In the mid-1950s and 1960s, once the Civil Rights Movement gained momentum, the Asian American community entered the struggle for equal housing opportunities in Seattle. Restrictive covenants virtually barred non-White Seattle residents from buying houses or owning property. But when Wing Luke was elected to the Seattle City Council in 1963, he was instrumental in supporting and pushing through the “fair housing ordinance”, initiated by the local NAACP chapter in late 1961 and supported by the Seattle Human Rights Commission in 1963.

Ron Chew, former executive director of The Wing Luke Asian Museum and resident of Beacon Hill, recalls being told of “a lot of families who couldn’t buy certain homes. If they heard that it was for sale, and once the owner saw that it was an Asian family, they just wouldn’t sell.”

Centerpiece of the triptych at Jose P. Rizal Park. A triptych is a work of art separated into 3 pieces - together they tell a larger story, but individually they are their own story. Photo credit: Kevin Minh Allen.

Unbeknownst to many Seattlites, is that Wing Luke voted against the bill twice when it came up for a vote because according to the Seattle Municipal Archives webpage, the bill was “stripped of the emergency clause. … Taking the emergency clause out meant the bill sent to Full Council for a final vote would be an open housing ordinance subject to be overturn by referendum instead of becoming law.” Thus, Wing Luke wanted to ensure that there would be no strings attached to the bill and everyone in the city, regardless of ethnicity or race, would legally be able to live where they so chose. Unfortunately, Wing Luke would die in a plane crash in 1965, three years before the “fair housing ordinance” was passed unanimously by the city council, which included the emergency clause.

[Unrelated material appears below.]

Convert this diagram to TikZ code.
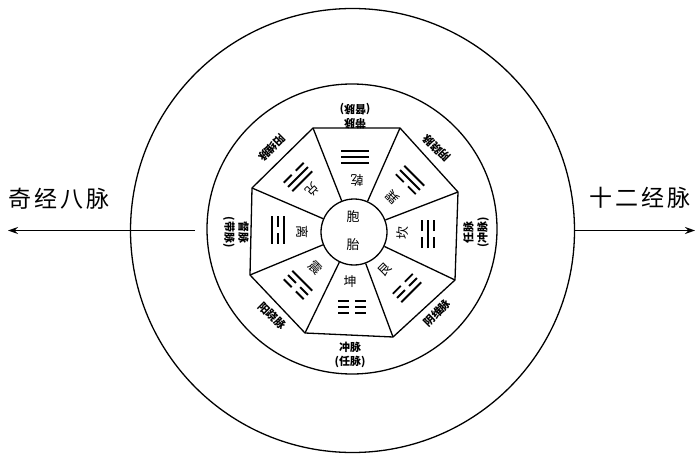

Doug Chin, author of “Seattle’s International District: The Making of a Pan-Asian American Community (International Examiner Press)”, recounted how passage of the Immigration and Nationality Act of 1965 liberalized U.S. immigration policies and paved the way for people from Asia to emigrate to the U.S. in significant numbers. The Asian American population in the ID/Chinatown district grew substantially in subsequent years and with the passage of the “fair housing ordinance” by the Seattle City Council in 1968, many people of Asian descent moved out of the ID/Chinatown enclave and into the nearby Beacon Hill neighborhood where they could now buy and own a house.

Chin added, “[A] good number of new Chinese and Filipino [families] settled in BH (Beacon Hill) because it was affordable and socially/culturally compatible.  In addition, racial strife in the 1960s in the Central District also influenced the movement of AA (Asian Americans) from that area to BH.”

After the wars in Southeast Asia ended in 1975, another significant wave of Asian immigration continued, carrying many political and economic refugees to Seattle. Eventually, they began populating Beacon Hill to begin new lives in this already culturally and racially diverse neighborhood.

Ron Chew’s boyhood exemplifies the neighborhood’s historic diversity.

“I’ve been on Beacon Hill for most of my life. I think my family moved there around 1960 and we lived at 20th and College, which was a real intersection of cultures. There were a number of Chinese families, Japanese American families, African American families and Filipino. We ended up playing together and growing up together.”

One could certainly view the proud visage of Dr. Jose P. Rizal planted in the public park at the tip of Beacon Hill as a beacon. It remains an illuminating example of not only Asian Americans’ presence in the area, but also a testament to their resounding survival and success.